La société est devenue la sombre banalité d’une radicalité. La déperdition du souci démocratique, les dénis d’existence induisent des sentences sans appel du pouvoir des experts et de la technocratie. Il n’y a plus de débats, il y a des rapports, suivis de malheurs. Quelque chose qui ressemble à un massacre institutionnel se déroule en silence, au quotidien qu’une folie a nommé indicateur de performance et objectifs. Il n’y a rien à dire et tout à subir, les nouveaux pouvoirs ne discutent pas, ils appliquent. Le contradicteur est devenu un ennemi à abattre, un obstacle dépassé à l’évident progrès. Premier constat donc : sous l’apparence du spécialiste, se tapit une violence immense des pouvoirs et leur capacité de nuisance trouve peu de contre feu à leur progression. La violence des pouvoirs appelle la violence sociétale. La violence de l’exploitation économique fait des petits affamés dans l’exploitation écologique.
La radicalité (que le dictionnaire renvoie à fondamental et à racinaire) se présente comme un affrontement (sans conflit, pas de radicalité) dans un moment historique ou les bruits de fondamentalisme et de racine résonnent négativement. La profondeur est d’emblée suspecte, elle ralentit le sprint dans le mur, elle nargue nos illimités. L’autre caractéristique de la radicalité est qu’elle apparait comme le combat d’identités relativement impalpables, institutionnelles, matérialisées à un moment par une compagnie de CRS en face de gens en chair et en os. Les armées en présence sont bien une armée d’occupation et une armée de résistance.
À un moment ou beaucoup d’espaces traditionnels perdent leur combativité, sont épuisés et fragilisés, vaincus, la montée de ces nouvelles résistances constitue un vrai appel d’air. Notre Dame des Landes, le tunnel TGV entre la France et l’Italie, le barrage de Siens, le concret d’une terre, d’un territoire et d’écosystèmes.

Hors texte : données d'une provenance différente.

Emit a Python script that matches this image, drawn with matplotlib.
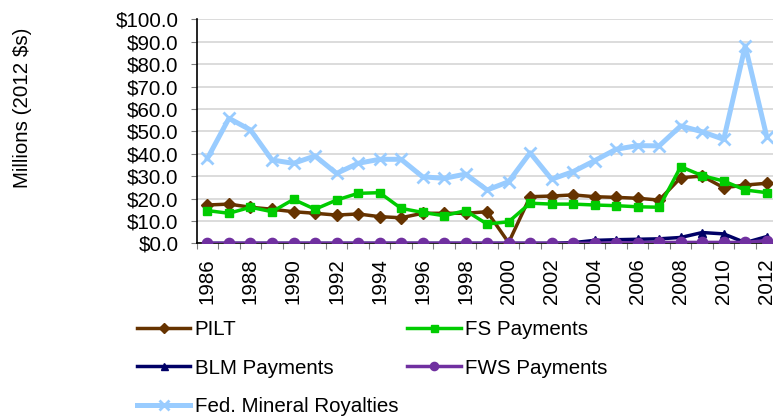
import matplotlib
matplotlib.use("Agg")
import matplotlib.pyplot as plt
import numpy as np

plt.rcParams['font.family'] = ['Liberation Sans', 'DejaVu Sans']

years = list(range(1986, 2013))
pilt = [17.1, 17.5, 16.1, 15.2, 14.1, 13.4, 12.6, 13.1, 11.9, 11.4, 13.4, 13.4, 13.4,
        14.1, 0.3, 20.8, 21.1, 21.6, 20.8, 20.5, 20.1, 19.3, 29.3, 30.0, 24.8, 26.0, 26.8]
fs = [14.6, 13.4, 16.1, 14.1, 19.6, 15.2, 19.3, 22.3, 22.6, 15.6, 13.8, 12.3, 14.6,
      8.6, 9.6, 17.9, 17.5, 17.5, 17.1, 16.8, 16.3, 16.1, 34.2, 30.2, 27.8, 23.8, 22.6]
blm = [0, 0, 0, 0, 0, 0, 0, 0, 0, 0, 0, 0, 0,
       0, 0, 0, 0, 0.3, 1.3, 1.6, 1.8, 2.0, 2.6, 4.8, 4.2, 0.3, 3.0]
fws = [0, 0, 0, 0, 0, 0, 0, 0, 0, 0, 0, 0, 0,
       0, 0, 0, 0, 0, 0, 0.2, 0.3, 0.4, 0.4, 0.4, 0.4, 0.4, 1.2]
fml = [37.9, 55.8, 50.6, 37.2, 35.7, 39.0, 31.2, 35.7, 37.5, 37.5, 29.7, 29.0, 30.9,
       23.8, 27.5, 40.4, 28.6, 32.0, 36.9, 42.0, 43.6, 43.5, 52.4, 49.8, 46.4, 88.1, 47.6]
yticks = [0, 10, 20, 30, 40, 50, 60, 70, 80, 90, 100]

W, H = 773, 417
fig = plt.figure(figsize=(W / 100, H / 100), dpi=100)
left, right, y0, y100 = 196.7, 777.5, 243.3, 19.3
ax = fig.add_axes([left / W, 1 - y0 / H, (right - left) / W, (y0 - y100) / H])

x = np.arange(len(years))
fsz = 14.8
h1, = ax.plot(x, pilt, color='#663300', lw=2.5, marker='D', ms=6.3, label='PILT', zorder=3)
h2, = ax.plot(x, fs, color='#00CC00', lw=2.5, marker='s', ms=6.3, label='FS Payments', zorder=4)
h3, = ax.plot(x, blm, color='#000066', lw=2.5, marker='^', ms=6.3, label='BLM Payments', zorder=5)
h4, = ax.plot(x, fws, color='#7030A0', lw=2.5, marker='o', ms=7.4, label='FWS Payments', zorder=6)
h5, = ax.plot(x, fml, color='#99CCFF', lw=3.6, marker='x', ms=8.5, mew=2.0,
              label='Fed. Mineral Royalties', zorder=7)

ax.set_xlim(-0.5, len(years) - 0.5)
ax.set_ylim(0, 100)
ax.set_yticks(yticks)
ax.set_yticklabels([f"${v:.1f}" for v in yticks], fontsize=fsz)
ax.yaxis.grid(True, color='#D9D9D9', lw=1.3, zorder=0)
ax.set_axisbelow(True)

ax.set_xticks(x[::2])
ax.set_xticklabels([str(y) for y in years[::2]], rotation=90, fontsize=fsz)
ax.set_xticks(np.arange(-0.5, len(years)), minor=True)
ax.tick_params(axis='x', which='major', length=0, pad=10.5)
ax.tick_params(axis='x', which='minor', length=4.5, width=0.8, color='#808080')
ax.tick_params(axis='y', length=4.5, width=0.8, color='#808080', pad=8.5)

for s in ['top', 'right']:
    ax.spines[s].set_visible(False)
ax.spines['left'].set_color('black')
ax.spines['bottom'].set_color('black')
ax.spines['left'].set_linewidth(1.2)
ax.spines['bottom'].set_linewidth(1.2)

fig.text(23 / W, 1 - 108 / H, 'Millions (2012 $s)', rotation=90, ha='center', va='center', fontsize=fsz)

fig.legend([h1, h3, h5, h2, h4],
           ['PILT', 'BLM Payments', 'Fed. Mineral Royalties', 'FS Payments', 'FWS Payments'],
           ncol=2, loc='upper left', bbox_to_anchor=(137 / W, 1 - 320 / H),
           frameon=False, fontsize=fsz, borderpad=0, borderaxespad=0,
           handlelength=2.6, handletextpad=0.2, columnspacing=0.45, labelspacing=0.95,
           markerscale=0.8)

fig.savefig('out.png', dpi=100)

Ce n’était pas ma culture à priori. Je regardais de façon un peu dégoutée les adorateurs de Dame Nature en étant un peu persuadé que leur amour des petits oiseaux était proportionnel à leur détestation de l’humain. Je véhiculai l’ironie d’une idéalisation bucolique, utopique. Je m’étais trompé.
Sans en faire un nouveau lieu d’idéalisation, ces combats sont essentiels. Ils sont porteurs d’un projet à forte composante collective et solidaire. Venir avec force, s’opposer à la spoliation du bien commun, interroger la pertinence des choix de rentabilité, contester l’agriculture intensive, le transport aérien, imaginer un futur vivable pour nos enfants sont autant d’expression d’un désir démocratique, d’un monde où le temps et la parole possèdent quelques vertus. Les opposants nous rappellent qu’il serait utile que l’on s’occupe ensemble de nos affaires. Il y aura un temps après notre temps.
Je salue la positivité, l’énergie d’un mouvement qui va dans le sens de l’humain. Je suis particulièrement admiratif de cette capacité des protagonistes à rejoindre un mouvement plus vaste qu’eux, bonifiant la volonté d’ensemble. Je suis impressionné par l’idée qu’ils se constituent en habitants de terres dont ils ne sont pas forcément natifs, mais, s’imposant le droit du sol, ils deviennent la terre commune. J’aime cette vitalité de la jeunesse qu’on retrouve active sur ce front, résolue, évidente.
Malheur ; trop grand malheur ; par ce désir de vivre, un homme trop jeune vient d’être fauché. Il n’était pas là pour mourir et il est mort. La hargne des pouvoirs est mauvaise. Qu’y avait-il à ce point d’important pour l’ordre de faire usage de la force sur ce bout de terre, à ce moment-là ? Ce barrage est déjà un cimetière.